When you think about your own work, do you notice a pattern in how your interest rises or fades?
Curiosity Versus Passion
Bolles wrote that curiosity is often a more reliable guide than passion. Passion can burn hot and fade quickly, while curiosity endures. It is the impulse to learn, to understand and to connect ideas. For me, curiosity has been the constant through every stage of work. It keeps me engaged and reminds me that growth begins with interest.
Which parts of your work leave you wanting to understand more instead of moving on quickly?
Letting Interests Evolve
My career has not followed a straight path, nor has it stayed within one industry. It reflects the interplay between personal circumstances and professional opportunity, and it has shown me that my interests do not remain fixed. They shift as I grow. My curiosity draws me towards what I do not yet understand, where there is a challenge to meet or a system to improve. Each time I learn a role and it becomes familiar, I find myself looking forward again.
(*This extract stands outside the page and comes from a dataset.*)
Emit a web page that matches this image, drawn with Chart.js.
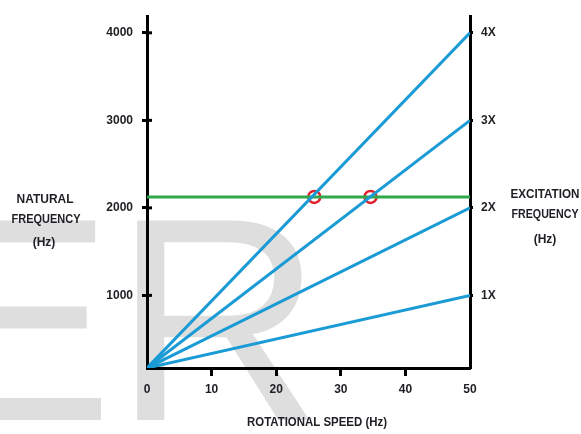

That rhythm is not restlessness but renewal, a way of continuing to learn and stay engaged.
How have your interests shifted over time, and what do those changes reveal about the kind of work that keeps you learning and fulfilled?
Interesting Opportunities
New directions rarely arrive as plans. They tend to appear when I notice a gap or a pattern that does not make sense. Reading widely and speaking to people across different fields often reveals those spaces, the places where something important has been overlooked or where a good idea has stalled. I am drawn to those problems without champions. They invite thinking, structure and momentum. Each time I follow one, it teaches me something new about how change happens and how it can be sustained.
What kind of work keeps generating new questions for you to explore? Which ideas or projects continue to hold your attention even after the initial spark fades?
A Question for Reflection
Make a list of topics or issues that have consistently caught your attention over the last few years. Write down why they interest you and how you might learn more about them. What patterns link them together? What topics do you read about even when you are tired? What kinds of problems draw your attention when you hear about them in the news or at work? When you have free time, what do you research, discuss or create without being asked?
You may discover that what connects your interests is not the subject itself but the motivation behind it. For example, you may be drawn to education, healthcare and human resources because all involve helping people grow.
Petal 5 reminds us that curiosity is rarely random. Our interests often reveal a deeper drive to learn, contribute and make sense of the world. Paying attention to what holds our focus shows us where we are most engaged in our work.